La mise en scène traduit avec brio la lutte qui se joue entre le désir de liberté des personnages et les contraintes qui pèsent sur eux, la tension entre une volonté de légèreté et la chape de plomb posée sur leurs existences par le régime. Les mouvements d’Antonietta et Gabriele composent malgré eux comme une danse de séduction, car ils sont contraints de maintenir la distance (pour éviter les médisances de la concierge notamment) tout en cherchant sans cesse à l’abolir. Tout au long du film, la caméra se meut sans cesse, glisse le long des parois de cet immeuble à l’architecture fasciste, observe à travers les fenêtres, s’approche des personnages, passe d’un espace à un autre. elle semble nous dire que dans ces immeubles, on est toujours sous le regard de l’autre ; mais ce faisant, elle effectue, comme les personnages, un ballet ininterrompu, comme si tout arrêt risquait d’être définitif. Si la mise en scène joue sans cesse sur le proche et le lointain, elle tire surtout un remarquable parti de la verticalité de l’immeuble. C’est sur le toit en effet que les deux protagonistes parviendront enfin à s’échapper pour vivre un bref instant de liberté, au milieu des draps blancs flottants au vent contre un ciel d’un bleu pur. Exit le drapeau noir qui avait fait la transition entre les images d’archives et le début de l’histoire dans l’immeuble. La fin du film répondra en miroir à cette sorte d’échappée onirique par la descente aux enfers accomplie par Gabriele, observé en plongée par Antonietta alors qu’il descend les escaliers en spirale, accompagné de deux sbires en costume sombre. Le plan passe alors en contre-plongée, pour nous montrer Antonietta, minuscule derrière sa fenêtre, fausse princesse emprisonnée dans sa tour.

C’est avec une vraie sensibilité, sans pathos ni trompettes, que le film parvient à entremêler le drame intime et l’histoire de l’Italie fasciste. Une journée particulière porte un regard pudique sur une société en souffrance (la photographie blafarde, presque en noir et blanc, est comme le symptôme d’une société moribonde), sans daigner céder à une rhétorique facile, et sans dédaigner de nous faire sourire, et même rire.

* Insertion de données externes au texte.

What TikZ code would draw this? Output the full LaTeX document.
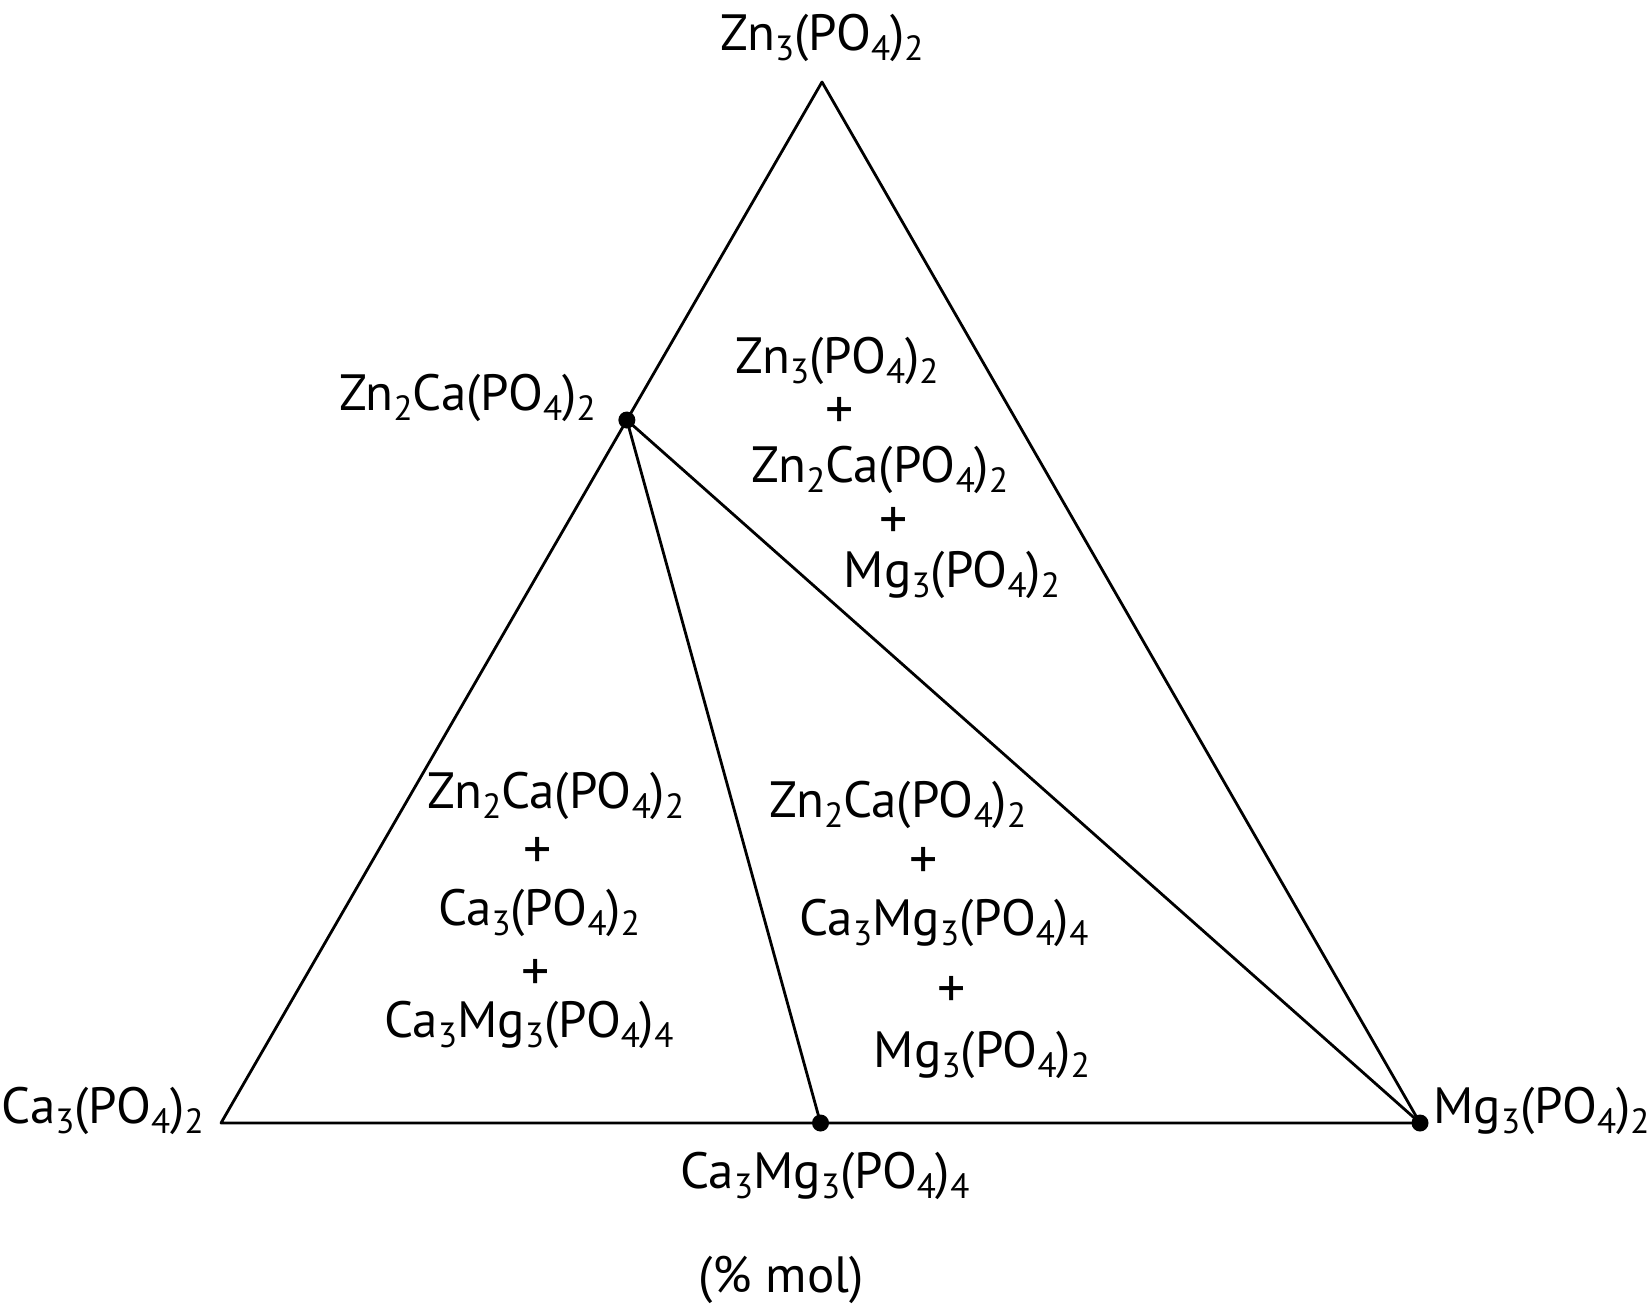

Il faut dire que les répliques de Mastroianni sont souvent très drôles, même si derrière l’humour perce bien souvent une certaine amertume. C’est ainsi qu’à propos de lui-même, et des médisances de la concierge, il déclare. « Je ne crois pas que le locataire du 6e soit antifasciste, c’est plutôt le fascisme qui est antilocataire du 6e. » Ettore Scola démonte la rhétorique du régime à travers l’ironie de Gabriele, qui s’amuse de la naïveté d’Antonietta et la conduit à faire remonter à la surface les vérités qu’elle se cache. Une vraie maïeutique de l’ironie, en somme.

Une journée particulière n’est pas un film sur le fascisme – ou pas seulement – mais sur la mentalité fasciste. Au départ, Ettore Scola n’avait d’ailleurs pas prévu de le situer dans le passé. Citons plutôt le cinéaste, évoquant le film. «Certes, le fascisme historique est mort en tant que régime, mais le fascisme psychologique quotidien, le fascisme qui impose la norme et condamne celui qui est différent, n’est pas mort. » Ou, comme le dit Gabriele. « On se soumet toujours à la mentalité des autres… » Il faut certainement se réjouir que le film ressorte aujourd’hui.

Que dire de plus, sinon que Sophia Loren et Mastroianni sont ici au sommet de leur art. La diva incarne sans crainte une ménagère aux collants filés, aux yeux creusés et au teint blafard, et le latin lover de La Dolce Vita . un homosexuel traqué. On se rappelle de lui, déjà, dans Le Bel Antonio . en impuissant. de tels rôles, loin de démythifier les stars, font chatoyer les mythes de couleurs plus riches et plus intenses. De tels acteurs, loin de transformer leurs rôles pour y faire belle figure, les créent véritablement pour les faire sonner encore plus juste.